* _Problem details_
Produce nothing but an exact copy of the lines from the one containing "Convert this chart to Plotly code." through the one containing "import plotly.graph_objects as go", and do not carry over pictures.
# start of Data extract
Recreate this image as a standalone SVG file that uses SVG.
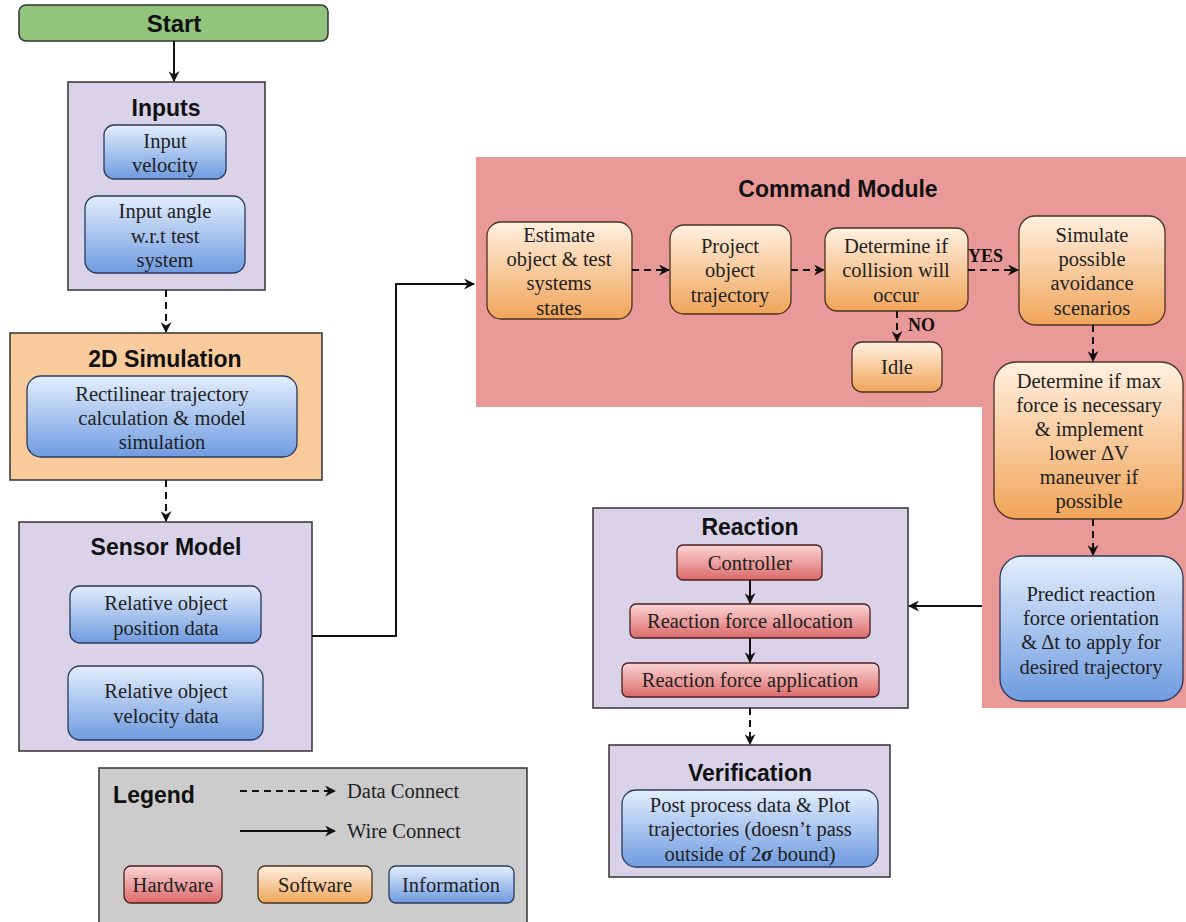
<svg xmlns="http://www.w3.org/2000/svg" width="1186" height="922" viewBox="0 0 1186 922">
<defs>
<linearGradient id="gBlue" x1="0" y1="0" x2="0" y2="1"><stop offset="0" stop-color="#e3eefc"/><stop offset="1" stop-color="#6f9be0"/></linearGradient>
<linearGradient id="gOrange" x1="0" y1="0" x2="0" y2="1"><stop offset="0" stop-color="#fff0e0"/><stop offset="1" stop-color="#f0a55a"/></linearGradient>
<linearGradient id="gRed" x1="0" y1="0" x2="0" y2="1"><stop offset="0" stop-color="#fbd5d5"/><stop offset="1" stop-color="#dc6a6a"/></linearGradient>
<marker id="ah" viewBox="0 0 10 10" refX="9" refY="5" markerWidth="11" markerHeight="11" markerUnits="userSpaceOnUse" orient="auto"><path d="M0,0 L10,5 L0,10 L3,5 Z" fill="#111"/></marker>
</defs>
<style>
.title{font-family:"Liberation Sans",Arial,sans-serif;font-weight:bold;font-size:23px;fill:#111;text-anchor:middle}
.t{font-family:"Liberation Serif","Times New Roman",serif;font-size:20.5px;fill:#222;text-anchor:middle}
.ts{font-family:"Liberation Serif","Times New Roman",serif;font-size:20.5px;fill:#222;text-anchor:start}
.lb{font-family:"Liberation Serif","Times New Roman",serif;font-size:18px;font-weight:bold;fill:#111}
.grp{stroke:#333;stroke-width:1.5}
.lav{fill:#d9d2e9}
.blue{fill:url(#gBlue);stroke:#2a3a5a;stroke-width:1.3}
.org{fill:url(#gOrange);stroke:#4a3320;stroke-width:1.3}
.red{fill:url(#gRed);stroke:#4a2020;stroke-width:1.3}
.dash{fill:none;stroke:#111;stroke-width:2;stroke-dasharray:7,5;marker-end:url(#ah)}
.solid{fill:none;stroke:#111;stroke-width:2;marker-end:url(#ah)}
</style>

<g id="command-bg">
<path d="M476,157 H1186 V708 H982 V407 H476 Z" fill="#ea9999"/>
</g>

<g id="start">
<rect x="19" y="5" width="309" height="36" rx="7" fill="#93c47d" stroke="#333" stroke-width="1.5"/>
<text class="title" x="174" y="32" style="font-size:24px">Start</text>
</g>

<g id="inputs">
<rect x="68" y="82" width="197" height="208" class="lav grp"/>
<text class="title" x="166" y="116">Inputs</text>
<rect x="104" y="125" width="122" height="54" rx="10" class="blue"/>
<text class="t" x="165" y="148">Input</text>
<text class="t" x="165" y="172">velocity</text>
<rect x="85" y="196" width="160" height="77" rx="12" class="blue"/>
<text class="t" x="165" y="218">Input angle</text>
<text class="t" x="165" y="243">w.r.t test</text>
<text class="t" x="165" y="267">system</text>
</g>

<g id="sim2d">
<rect x="10" y="333" width="312" height="147" fill="#f9cb9c" class="grp"/>
<text class="title" x="165" y="367">2D Simulation</text>
<rect x="27" y="376" width="270" height="81" rx="14" class="blue"/>
<text class="t" x="162" y="401">Rectilinear trajectory</text>
<text class="t" x="162" y="425">calculation &amp; model</text>
<text class="t" x="162" y="449">simulation</text>
</g>

<g id="sensor">
<rect x="19" y="522" width="293" height="229" class="lav grp"/>
<text class="title" x="166" y="555">Sensor Model</text>
<rect x="70" y="586" width="191" height="57" rx="10" class="blue"/>
<text class="t" x="166" y="610">Relative object</text>
<text class="t" x="166" y="635">position data</text>
<rect x="68" y="666" width="195" height="74" rx="12" class="blue"/>
<text class="t" x="166" y="698">Relative object</text>
<text class="t" x="166" y="723">velocity data</text>
</g>

<g id="command-module">
<text class="title" x="838" y="197">Command Module</text>
<g id="estimate">
<rect x="487" y="222" width="145" height="97" rx="14" class="org"/>
<text class="t" x="559" y="242">Estimate</text>
<text class="t" x="559" y="266">object &amp; test</text>
<text class="t" x="559" y="290">systems</text>
<text class="t" x="559" y="315">states</text>
</g>
<g id="project">
<rect x="670" y="225" width="121" height="89" rx="14" class="org"/>
<text class="t" x="730" y="253">Project</text>
<text class="t" x="730" y="277">object</text>
<text class="t" x="730" y="302">trajectory</text>
</g>
<g id="determine">
<rect x="825" y="228" width="143" height="83" rx="12" class="org"/>
<text class="t" x="896" y="253">Determine if</text>
<text class="t" x="896" y="277">collision will</text>
<text class="t" x="896" y="302">occur</text>
</g>
<g id="simulate">
<rect x="1019" y="216" width="146" height="109" rx="16" class="org"/>
<text class="t" x="1092" y="242">Simulate</text>
<text class="t" x="1092" y="266">possible</text>
<text class="t" x="1092" y="290">avoidance</text>
<text class="t" x="1092" y="315">scenarios</text>
</g>
<g id="idle">
<rect x="852" y="342" width="90" height="50" rx="10" class="org"/>
<text class="t" x="897" y="374">Idle</text>
</g>
<g id="maxforce">
<rect x="994" y="362" width="189" height="157" rx="22" class="org"/>
<text class="t" x="1089" y="388">Determine if max</text>
<text class="t" x="1089" y="412">force is necessary</text>
<text class="t" x="1089" y="436">&amp; implement</text>
<text class="t" x="1089" y="460">lower ΔV</text>
<text class="t" x="1089" y="484">maneuver if</text>
<text class="t" x="1089" y="508">possible</text>
</g>
<g id="predict">
<rect x="1000" y="556" width="183" height="145" rx="22" class="blue"/>
<text class="t" x="1091" y="601">Predict reaction</text>
<text class="t" x="1091" y="625">force orientation</text>
<text class="t" x="1091" y="649">&amp; Δt to apply for</text>
<text class="t" x="1091" y="674">desired trajectory</text>
</g>
</g>

<g id="reaction">
<rect x="593" y="508" width="315" height="200" class="lav grp"/>
<text class="title" x="750" y="535">Reaction</text>
<rect x="677" y="545" width="145" height="35" rx="6" class="red"/>
<text class="t" x="750" y="570">Controller</text>
<rect x="630" y="604" width="240" height="34" rx="6" class="red"/>
<text class="t" x="750" y="628">Reaction force allocation</text>
<rect x="622" y="663" width="257" height="34" rx="6" class="red"/>
<text class="t" x="750" y="687">Reaction force application</text>
</g>

<g id="verification">
<rect x="609" y="745" width="281" height="132" class="lav grp"/>
<text class="title" x="750" y="781">Verification</text>
<rect x="622" y="790" width="256" height="77" rx="14" class="blue"/>
<text class="t" x="750" y="812">Post process data &amp; Plot</text>
<text class="t" x="750" y="836">trajectories (doesn’t pass</text>
<text class="t" x="750" y="861">outside of 2<tspan font-style="italic" font-weight="bold">σ</tspan> bound)</text>
</g>

<g id="legend">
<rect x="99" y="768" width="428" height="160" fill="#cccccc" class="grp"/>
<text class="title" x="154" y="803">Legend</text>
<line x1="240" y1="791" x2="335" y2="791" class="dash"/>
<text class="ts" x="347" y="798">Data Connect</text>
<line x1="240" y1="831" x2="335" y2="831" class="solid"/>
<text class="ts" x="347" y="838">Wire Connect</text>
<rect x="124" y="866" width="98" height="37" rx="7" class="red"/>
<text class="t" x="173" y="892">Hardware</text>
<rect x="258" y="866" width="114" height="37" rx="7" class="org"/>
<text class="t" x="315" y="892">Software</text>
<rect x="389" y="866" width="125" height="37" rx="7" class="blue"/>
<text class="t" x="451" y="892">Information</text>
</g>

<g id="connectors">
<line x1="174" y1="41" x2="174" y2="81" class="solid"/>
<line x1="166" y1="290" x2="166" y2="332" class="dash"/>
<line x1="166" y1="480" x2="166" y2="521" class="dash"/>
<polyline points="312,636 396,636 396,284 474,284" class="solid"/>
<line x1="632" y1="270" x2="669" y2="270" class="dash"/>
<line x1="791" y1="270" x2="824" y2="270" class="dash"/>
<line x1="968" y1="270" x2="1018" y2="270" class="dash"/>
<text class="lb" x="968" y="262">YES</text>
<line x1="897" y1="311" x2="897" y2="341" class="dash"/>
<text class="lb" x="908" y="331">NO</text>
<line x1="1093" y1="325" x2="1093" y2="361" class="dash"/>
<line x1="1093" y1="519" x2="1093" y2="555" class="dash"/>
<line x1="982" y1="606" x2="909" y2="606" class="solid"/>
<line x1="750" y1="580" x2="750" y2="603" class="solid"/>
<line x1="750" y1="638" x2="750" y2="662" class="solid"/>
<line x1="750" y1="708" x2="750" y2="744" class="dash"/>
</g>
</svg>
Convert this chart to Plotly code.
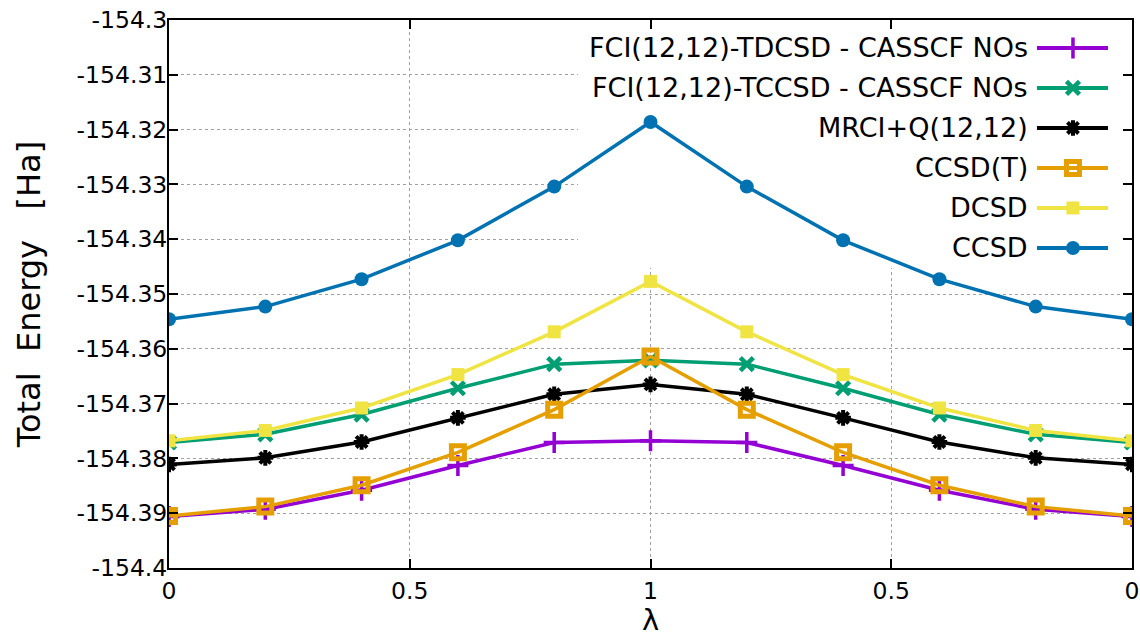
import plotly.graph_objects as go

# ---- data ----
path = [0.0, 0.2, 0.4, 0.6, 0.8, 1.0, 1.2, 1.4, 1.6, 1.8, 2.0]
x_tickvals = [0, 0.5, 1, 1.5, 2]
x_ticktext = ["0", "0.5", "1", "0.5", "0"]
y_tickvals = [-154.3, -154.31, -154.32, -154.33, -154.34, -154.35,
              -154.36, -154.37, -154.38, -154.39, -154.4]
y_ticktext = ["-154.3", "-154.31", "-154.32", "-154.33", "-154.34", "-154.35",
              "-154.36", "-154.37", "-154.38", "-154.39", "-154.4"]

tdcsd = [-154.3906, -154.3893, -154.3858, -154.3813, -154.3771, -154.3768,
         -154.3771, -154.3813, -154.3858, -154.3893, -154.3906]
tccsd = [-154.3771, -154.3756, -154.3720, -154.3672, -154.3628, -154.3621,
         -154.3628, -154.3672, -154.3720, -154.3756, -154.3771]
mrci = [-154.3811, -154.3799, -154.3770, -154.3726, -154.3683, -154.3665,
        -154.3683, -154.3726, -154.3770, -154.3799, -154.3811]
ccsd_t = [-154.3905, -154.3888, -154.3849, -154.3789, -154.3711, -154.3614,
          -154.3711, -154.3789, -154.3849, -154.3888, -154.3905]
dcsd = [-154.3768, -154.3749, -154.3708, -154.3647, -154.3569, -154.3477,
        -154.3569, -154.3647, -154.3708, -154.3749, -154.3768]
ccsd = [-154.3546, -154.3523, -154.3473, -154.3402, -154.3304, -154.3186,
        -154.3304, -154.3402, -154.3473, -154.3523, -154.3546]

names = ["FCI(12,12)-TDCSD - CASSCF NOs", "FCI(12,12)-TCCSD - CASSCF NOs",
         "MRCI+Q(12,12)", "CCSD(T)", "DCSD", "CCSD"]
series = [tdcsd, tccsd, mrci, ccsd_t, dcsd, ccsd]
colors = ["#9400d3", "#009e73", "#000000", "#e69f00", "#f0e442", "#0072b2"]
symbols = ["cross-thin-open", "x-thin-open", "asterisk-open", "square-open", "square", "circle"]
msizes = [15, 13, 13, 13, 13, 14]
mlines = [3.5, 4.5, 4, 5, 0, 0]

FONT = "DejaVu Sans"
X_RANGE = [0, 2]
Y_RANGE = [-154.4, -154.3]

fig = go.Figure()

# white key box (drawn first, under the data but over the grid)
kx0, ky0 = 0.4247, 0.5474
bx0 = X_RANGE[0] + kx0 * (X_RANGE[1] - X_RANGE[0])
by0 = Y_RANGE[0] + ky0 * (Y_RANGE[1] - Y_RANGE[0])
fig.add_trace(go.Scatter(
    x=[bx0, X_RANGE[1], X_RANGE[1], bx0, bx0],
    y=[by0, by0, Y_RANGE[1], Y_RANGE[1], by0],
    mode="lines", fill="toself", fillcolor="white", line=dict(width=0, color="white"),
    showlegend=False, hoverinfo="skip"))

for name, ys, c, s, ms, ml in zip(names, series, colors, symbols, msizes, mlines):
    fig.add_trace(go.Scatter(
        x=path, y=ys, mode="lines+markers", name=name, showlegend=False,
        line=dict(color=c, width=3.5),
        marker=dict(symbol=s, size=ms, color=c, line=dict(color=c, width=ml)),
    ))

# ---- manual legend (text right, sample on the right) ----
leg_rows = [0.949, 0.876, 0.803, 0.730, 0.657, 0.584]
leg_text_x = 0.894
leg_line = [0.9013, 0.9751]
leg_mark = 0.9387
for name, c, s, ms, ml, ry in zip(names, colors, symbols, msizes, mlines, leg_rows):
    fig.add_annotation(x=leg_text_x, y=ry, xref="paper", yref="paper",
                       text=name, showarrow=False, xanchor="right", yanchor="middle",
                       font=dict(family=FONT, size=27, color="black"))
    fig.add_trace(go.Scatter(x=leg_line, y=[ry, ry], xaxis="x2", yaxis="y2",
                             mode="lines", line=dict(color=c, width=4),
                             showlegend=False, hoverinfo="skip"))
    fig.add_trace(go.Scatter(x=[leg_mark], y=[ry], xaxis="x2", yaxis="y2",
                             mode="markers", showlegend=False, hoverinfo="skip",
                             marker=dict(symbol=s, size=ms, color=c,
                                         line=dict(color=c, width=ml))))

# x-axis title (λ), kept fully inside the page
fig.add_annotation(x=0.5, y=-0.1285, xref="paper", yref="paper", text="λ",
                   showarrow=False, xanchor="center", yanchor="bottom",
                   borderpad=0,
                   font=dict(family=FONT, size=29, color="black"))

fig.update_layout(
    width=1140, height=639,
    margin=dict(l=169, r=8, t=20, b=71),
    paper_bgcolor="white", plot_bgcolor="white",
    font=dict(family=FONT, size=23, color="black"),
    xaxis=dict(
        range=X_RANGE, tickvals=x_tickvals, ticktext=x_ticktext,
        showgrid=True, gridcolor="#a0a0a0", griddash="dot", gridwidth=1,
        showline=True, linecolor="black", linewidth=2, mirror="ticks",
        ticks="inside", ticklen=9, tickwidth=1.5, tickcolor="black",
        zeroline=False, tickfont=dict(family=FONT, size=23.5),
        ticklabelstandoff=1, automargin=False,
    ),
    yaxis=dict(
        range=Y_RANGE, tickvals=y_tickvals, ticktext=y_ticktext,
        showgrid=True, gridcolor="#a0a0a0", griddash="dot", gridwidth=1,
        showline=True, linecolor="black", linewidth=2, mirror="ticks",
        ticks="inside", ticklen=9, tickwidth=1.5, tickcolor="black",
        zeroline=False, tickfont=dict(family=FONT, size=23.5),
        ticklabelstandoff=-5, automargin=False,
        title=dict(text="Total  Energy   [Ha]", font=dict(family=FONT, size=32), standoff=26),
    ),
    xaxis2=dict(overlaying="x", range=[0, 1], visible=False, fixedrange=True),
    yaxis2=dict(overlaying="y", range=[0, 1], visible=False, fixedrange=True),
)

fig.write_html("out.html")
# end of Data extract
* _Written answer_
Convert this chart to Plotly code.
import plotly.graph_objects as go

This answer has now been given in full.